Brian Bishop points out in today’s GoLocalProv that certain corporate welfare handed out by the state is funded not pay-as-you-go, out of the budget, but by moral obligation bonds.
Even if you think historic tax breaks are a necessary evil, we didn’t budget for the cost of these breaks, we used moral obligation bonds through the Commerce Corporation to pay for them, a harbinger of the tax [breaks] and spend ‘fireworks’ economy. The flash and bang from each growth purchase fades quickly, requiring us to head back to the fireworks factory and buy more and more, when we haven’t even paid for the fireworks that have already gone off and faded.
The corporate welfare in the form of crony-targeted tax breaks that Governor Raimondo, with the approval of the General Assembly, hands out are bad enough. But the state also hands out corporate welfare for which taxpayers must pay interest! (Remember, this was also the funding method of the 38 Studios debacle.)
The cool new thing with progressive politicians is “sustainable”, as in “sustainable development” and “sustainable energy”. But how can (re)development funded at someone else’s (taxpayers) expense via high-interest moral obligation bonds be cast as “sustainable”?
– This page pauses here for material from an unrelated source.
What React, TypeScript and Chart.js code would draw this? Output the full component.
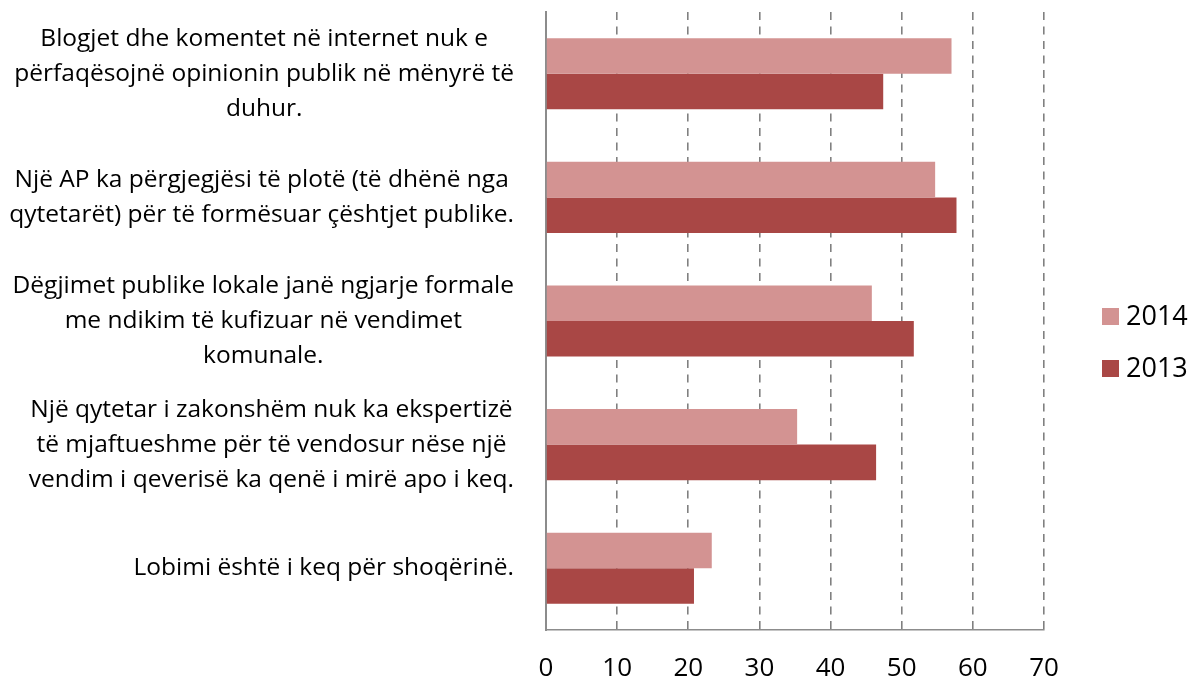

In fact, what state and local taxpayers really need first and foremost is sustainable budgeting! And further to that, we need elected officials in the Rhode Island Executive and Legislative branches who recognize these (corporate welfare and, even worse, corporate welfare charged to someone else’s high interest credit card) for the unsustainable policies that they are and put an end to them.